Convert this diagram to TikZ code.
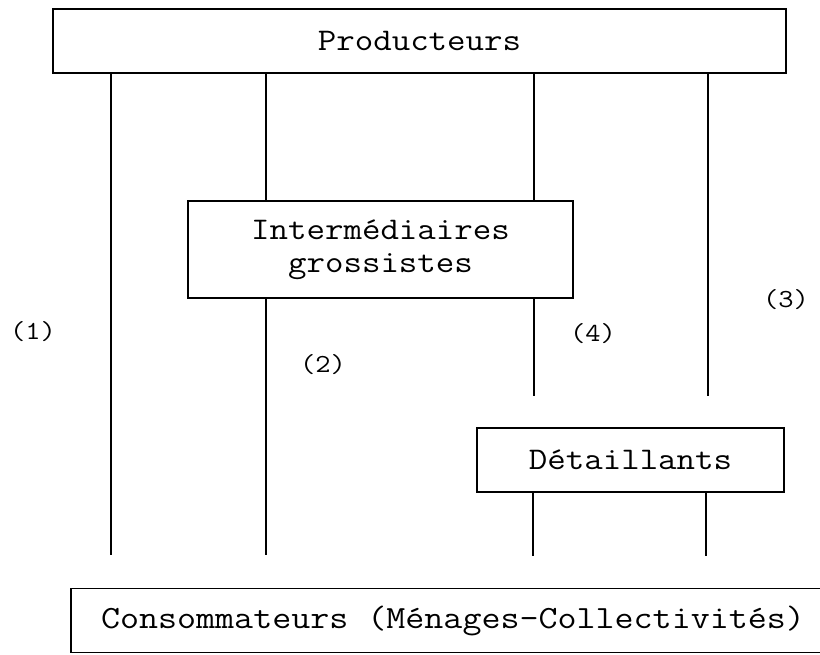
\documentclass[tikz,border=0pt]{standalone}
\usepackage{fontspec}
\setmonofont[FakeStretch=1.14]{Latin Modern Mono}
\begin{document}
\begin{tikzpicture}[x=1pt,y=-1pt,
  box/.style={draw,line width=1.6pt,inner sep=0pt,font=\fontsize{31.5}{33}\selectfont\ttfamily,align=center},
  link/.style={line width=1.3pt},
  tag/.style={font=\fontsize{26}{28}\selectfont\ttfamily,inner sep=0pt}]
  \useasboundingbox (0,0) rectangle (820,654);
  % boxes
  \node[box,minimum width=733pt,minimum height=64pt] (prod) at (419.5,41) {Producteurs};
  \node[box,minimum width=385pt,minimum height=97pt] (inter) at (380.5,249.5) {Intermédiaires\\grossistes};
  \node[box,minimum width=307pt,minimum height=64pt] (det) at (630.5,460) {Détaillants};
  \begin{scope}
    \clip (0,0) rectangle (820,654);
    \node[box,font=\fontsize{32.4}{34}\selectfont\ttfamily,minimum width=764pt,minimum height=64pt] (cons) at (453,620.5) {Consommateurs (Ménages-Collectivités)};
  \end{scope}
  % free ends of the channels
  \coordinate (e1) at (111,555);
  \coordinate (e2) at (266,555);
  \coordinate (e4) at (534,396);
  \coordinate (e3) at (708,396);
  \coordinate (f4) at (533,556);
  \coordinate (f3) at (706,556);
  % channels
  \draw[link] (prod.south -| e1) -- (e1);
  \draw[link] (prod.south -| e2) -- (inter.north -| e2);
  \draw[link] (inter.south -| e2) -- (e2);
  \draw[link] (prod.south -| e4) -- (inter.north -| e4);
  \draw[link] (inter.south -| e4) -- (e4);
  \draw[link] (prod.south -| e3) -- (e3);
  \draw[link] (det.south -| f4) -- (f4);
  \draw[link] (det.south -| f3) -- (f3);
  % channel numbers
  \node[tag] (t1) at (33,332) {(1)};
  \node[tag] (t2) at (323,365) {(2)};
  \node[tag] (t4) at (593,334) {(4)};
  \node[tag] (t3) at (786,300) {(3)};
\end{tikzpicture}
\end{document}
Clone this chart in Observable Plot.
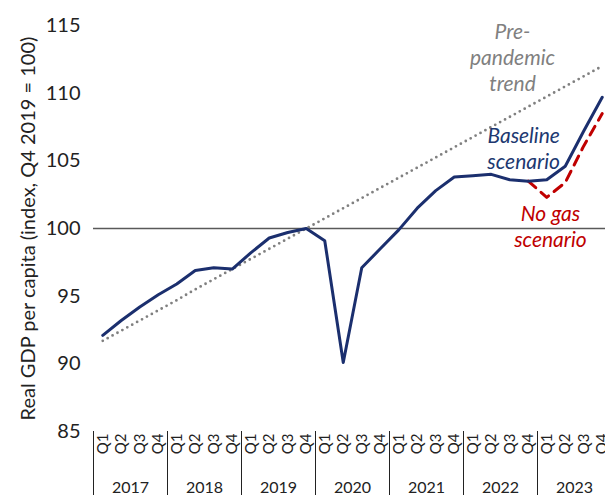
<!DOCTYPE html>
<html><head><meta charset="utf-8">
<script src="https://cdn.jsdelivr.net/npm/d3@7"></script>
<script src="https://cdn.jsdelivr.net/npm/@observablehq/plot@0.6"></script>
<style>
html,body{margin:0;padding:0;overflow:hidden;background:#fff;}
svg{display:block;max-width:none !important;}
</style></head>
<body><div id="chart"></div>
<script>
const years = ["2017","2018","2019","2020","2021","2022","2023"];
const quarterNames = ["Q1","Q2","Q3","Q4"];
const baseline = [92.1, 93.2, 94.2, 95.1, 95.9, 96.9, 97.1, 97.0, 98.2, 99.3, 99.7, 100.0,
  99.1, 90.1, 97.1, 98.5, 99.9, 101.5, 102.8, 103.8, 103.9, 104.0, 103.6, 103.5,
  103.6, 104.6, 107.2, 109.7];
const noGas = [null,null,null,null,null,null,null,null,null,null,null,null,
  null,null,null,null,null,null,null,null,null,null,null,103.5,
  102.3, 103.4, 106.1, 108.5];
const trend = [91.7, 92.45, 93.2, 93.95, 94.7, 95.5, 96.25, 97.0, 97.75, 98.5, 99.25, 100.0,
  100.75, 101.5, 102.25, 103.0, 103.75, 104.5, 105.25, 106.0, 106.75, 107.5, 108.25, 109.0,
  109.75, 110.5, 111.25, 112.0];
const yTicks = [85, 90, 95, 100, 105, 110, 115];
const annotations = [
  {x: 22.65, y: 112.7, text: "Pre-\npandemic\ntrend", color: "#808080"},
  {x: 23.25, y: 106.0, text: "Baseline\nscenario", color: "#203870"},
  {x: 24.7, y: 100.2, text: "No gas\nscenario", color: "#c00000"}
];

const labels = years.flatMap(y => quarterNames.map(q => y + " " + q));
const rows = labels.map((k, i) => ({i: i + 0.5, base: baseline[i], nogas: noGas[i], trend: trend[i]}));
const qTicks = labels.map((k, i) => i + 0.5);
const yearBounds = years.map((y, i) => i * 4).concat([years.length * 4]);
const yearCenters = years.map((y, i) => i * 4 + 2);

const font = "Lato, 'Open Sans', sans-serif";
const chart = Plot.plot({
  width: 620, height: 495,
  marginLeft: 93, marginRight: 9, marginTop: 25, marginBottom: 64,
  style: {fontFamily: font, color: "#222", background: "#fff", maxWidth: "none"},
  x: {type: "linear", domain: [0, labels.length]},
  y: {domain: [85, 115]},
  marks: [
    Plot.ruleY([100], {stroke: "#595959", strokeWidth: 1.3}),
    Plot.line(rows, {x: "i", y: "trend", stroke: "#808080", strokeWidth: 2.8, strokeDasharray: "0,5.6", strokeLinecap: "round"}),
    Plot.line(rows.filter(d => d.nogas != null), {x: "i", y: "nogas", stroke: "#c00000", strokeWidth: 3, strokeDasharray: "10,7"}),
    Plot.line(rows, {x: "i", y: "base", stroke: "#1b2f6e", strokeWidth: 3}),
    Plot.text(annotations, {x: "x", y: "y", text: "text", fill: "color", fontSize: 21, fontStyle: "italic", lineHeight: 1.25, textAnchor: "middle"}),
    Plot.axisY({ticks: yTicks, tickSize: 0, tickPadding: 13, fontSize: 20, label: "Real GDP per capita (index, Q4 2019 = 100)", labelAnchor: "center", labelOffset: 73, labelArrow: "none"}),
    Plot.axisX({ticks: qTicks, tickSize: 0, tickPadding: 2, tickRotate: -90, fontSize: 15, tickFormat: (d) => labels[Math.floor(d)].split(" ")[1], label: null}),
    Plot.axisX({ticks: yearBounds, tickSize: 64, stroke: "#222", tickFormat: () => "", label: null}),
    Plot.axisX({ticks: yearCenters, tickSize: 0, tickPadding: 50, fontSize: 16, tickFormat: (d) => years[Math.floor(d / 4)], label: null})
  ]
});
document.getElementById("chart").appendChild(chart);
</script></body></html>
------
— WHAT IS NEEDED —
Leave the images out, please, and restate each line word for word.

— THE RESULT —
Convert this diagram to TikZ code.
\documentclass[tikz,border=0pt]{standalone}
\usepackage{fontspec}
\setmonofont[FakeStretch=1.14]{Latin Modern Mono}
\begin{document}
\begin{tikzpicture}[x=1pt,y=-1pt,
  box/.style={draw,line width=1.6pt,inner sep=0pt,font=\fontsize{31.5}{33}\selectfont\ttfamily,align=center},
  link/.style={line width=1.3pt},
  tag/.style={font=\fontsize{26}{28}\selectfont\ttfamily,inner sep=0pt}]
  \useasboundingbox (0,0) rectangle (820,654);
  % boxes
  \node[box,minimum width=733pt,minimum height=64pt] (prod) at (419.5,41) {Producteurs};
  \node[box,minimum width=385pt,minimum height=97pt] (inter) at (380.5,249.5) {Intermédiaires\\grossistes};
  \node[box,minimum width=307pt,minimum height=64pt] (det) at (630.5,460) {Détaillants};
  \begin{scope}
    \clip (0,0) rectangle (820,654);
    \node[box,font=\fontsize{32.4}{34}\selectfont\ttfamily,minimum width=764pt,minimum height=64pt] (cons) at (453,620.5) {Consommateurs (Ménages-Collectivités)};
  \end{scope}
  % free ends of the channels
  \coordinate (e1) at (111,555);
  \coordinate (e2) at (266,555);
  \coordinate (e4) at (534,396);
  \coordinate (e3) at (708,396);
  \coordinate (f4) at (533,556);
  \coordinate (f3) at (706,556);
  % channels
  \draw[link] (prod.south -| e1) -- (e1);
  \draw[link] (prod.south -| e2) -- (inter.north -| e2);
  \draw[link] (inter.south -| e2) -- (e2);
  \draw[link] (prod.south -| e4) -- (inter.north -| e4);
  \draw[link] (inter.south -| e4) -- (e4);
  \draw[link] (prod.south -| e3) -- (e3);
  \draw[link] (det.south -| f4) -- (f4);
  \draw[link] (det.south -| f3) -- (f3);
  % channel numbers
  \node[tag] (t1) at (33,332) {(1)};
  \node[tag] (t2) at (323,365) {(2)};
  \node[tag] (t4) at (593,334) {(4)};
  \node[tag] (t3) at (786,300) {(3)};
\end{tikzpicture}
\end{document}
Clone this chart in Observable Plot.
<!DOCTYPE html>
<html><head><meta charset="utf-8">
<script src="https://cdn.jsdelivr.net/npm/d3@7"></script>
<script src="https://cdn.jsdelivr.net/npm/@observablehq/plot@0.6"></script>
<style>
html,body{margin:0;padding:0;overflow:hidden;background:#fff;}
svg{display:block;max-width:none !important;}
</style></head>
<body><div id="chart"></div>
<script>
const years = ["2017","2018","2019","2020","2021","2022","2023"];
const quarterNames = ["Q1","Q2","Q3","Q4"];
const baseline = [92.1, 93.2, 94.2, 95.1, 95.9, 96.9, 97.1, 97.0, 98.2, 99.3, 99.7, 100.0,
  99.1, 90.1, 97.1, 98.5, 99.9, 101.5, 102.8, 103.8, 103.9, 104.0, 103.6, 103.5,
  103.6, 104.6, 107.2, 109.7];
const noGas = [null,null,null,null,null,null,null,null,null,null,null,null,
  null,null,null,null,null,null,null,null,null,null,null,103.5,
  102.3, 103.4, 106.1, 108.5];
const trend = [91.7, 92.45, 93.2, 93.95, 94.7, 95.5, 96.25, 97.0, 97.75, 98.5, 99.25, 100.0,
  100.75, 101.5, 102.25, 103.0, 103.75, 104.5, 105.25, 106.0, 106.75, 107.5, 108.25, 109.0,
  109.75, 110.5, 111.25, 112.0];
const yTicks = [85, 90, 95, 100, 105, 110, 115];
const annotations = [
  {x: 22.65, y: 112.7, text: "Pre-\npandemic\ntrend", color: "#808080"},
  {x: 23.25, y: 106.0, text: "Baseline\nscenario", color: "#203870"},
  {x: 24.7, y: 100.2, text: "No gas\nscenario", color: "#c00000"}
];

const labels = years.flatMap(y => quarterNames.map(q => y + " " + q));
const rows = labels.map((k, i) => ({i: i + 0.5, base: baseline[i], nogas: noGas[i], trend: trend[i]}));
const qTicks = labels.map((k, i) => i + 0.5);
const yearBounds = years.map((y, i) => i * 4).concat([years.length * 4]);
const yearCenters = years.map((y, i) => i * 4 + 2);

const font = "Lato, 'Open Sans', sans-serif";
const chart = Plot.plot({
  width: 620, height: 495,
  marginLeft: 93, marginRight: 9, marginTop: 25, marginBottom: 64,
  style: {fontFamily: font, color: "#222", background: "#fff", maxWidth: "none"},
  x: {type: "linear", domain: [0, labels.length]},
  y: {domain: [85, 115]},
  marks: [
    Plot.ruleY([100], {stroke: "#595959", strokeWidth: 1.3}),
    Plot.line(rows, {x: "i", y: "trend", stroke: "#808080", strokeWidth: 2.8, strokeDasharray: "0,5.6", strokeLinecap: "round"}),
    Plot.line(rows.filter(d => d.nogas != null), {x: "i", y: "nogas", stroke: "#c00000", strokeWidth: 3, strokeDasharray: "10,7"}),
    Plot.line(rows, {x: "i", y: "base", stroke: "#1b2f6e", strokeWidth: 3}),
    Plot.text(annotations, {x: "x", y: "y", text: "text", fill: "color", fontSize: 21, fontStyle: "italic", lineHeight: 1.25, textAnchor: "middle"}),
    Plot.axisY({ticks: yTicks, tickSize: 0, tickPadding: 13, fontSize: 20, label: "Real GDP per capita (index, Q4 2019 = 100)", labelAnchor: "center", labelOffset: 73, labelArrow: "none"}),
    Plot.axisX({ticks: qTicks, tickSize: 0, tickPadding: 2, tickRotate: -90, fontSize: 15, tickFormat: (d) => labels[Math.floor(d)].split(" ")[1], label: null}),
    Plot.axisX({ticks: yearBounds, tickSize: 64, stroke: "#222", tickFormat: () => "", label: null}),
    Plot.axisX({ticks: yearCenters, tickSize: 0, tickPadding: 50, fontSize: 16, tickFormat: (d) => years[Math.floor(d / 4)], label: null})
  ]
});
document.getElementById("chart").appendChild(chart);
</script></body></html>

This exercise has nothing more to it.